Descendo a escadaria da Estação do Campo da Pólvora, eu contava os degraus: “estão faltando 16 degraus; o Bahia está no 22 e tem que chegar ao 45, faltando, portanto, 23 degraus; se a “equipô do portuga” não subir 8 vãos de 3 degraus dentro de casa, sei não!” Quando pisei na plataforma de embarque, cheguei à minha conclusão: “se não ganha do Vasco em casa, lá fora vai ganhar de quem!?”

 

Como sair dessa situação? Ora, ora, oremos meus irmãos! O Bahia é o primeiro colocado no campeonato de cinco times disputado no fundo da estação do brasileirão. É bem verdade, mas quem perde ponto dentro de casa vai levar chibata e lapada por cima do lombo.

 

O trem do Metrô chegou e num instante lotou bem lotado de camisa tricolor. O silêncio era tumular. Os semblantes mostravam a cara da tristeza. Os olhares não se encontravam e estavam distantes e, ao mesmo tempo, perplexos. O que eu vou dizer lá em casa?

 

Uma Arena Fonte Nova com mais de 46.700 pessoas, quase toda população do município de Ipirá. A população de Ipirá, no último censo, é de 56.873 habitantes. Houve uma queda, pois era mais de 59 mil habitantes. Ai fica meio-mundo de gente dizendo que o censo/2023 está errado. Só tem duas soluções: bota todo mundo prá fora do município, bota catraca, como na Arena Fonte Nova, e conta pessoa por pessoa. Com contagem pela catraca, ninguém reclama.

 

Ou então, vamos testar a seriedade do IBGE, que apresentou 34 pessoas com mais de cem anos no município de Ipirá, 12 homens e 22 mulheres.
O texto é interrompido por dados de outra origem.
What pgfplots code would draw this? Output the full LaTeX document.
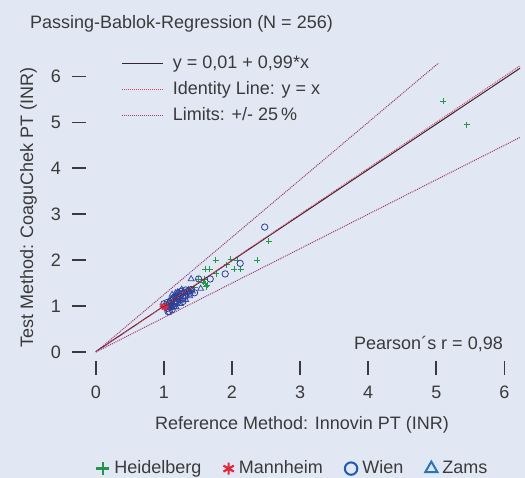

Vamos fazer uma correria e verificar se tem 35 ou mais pessoas centenárias em Ipirá. Se tiver o IBGE fraudou o censo em nossa terra, para que o público da Arena Fonte Nova ultrapasse o público de Ipirá.

 

Na segunda-feira, cabeça quente e pegando fogo, ligo o rádio para escutar a FM do deputado para ouvir a esperada entrevista do líder político Antônio Colonnezi. Nada. Faiou novamente. Pelo visto, essa liderança de Antônio Colonnezi está igual à “equipô do portuga”, por um fio, se bobear vai descer mais ainda. Tão cedo a Arena não vai ver minha cara.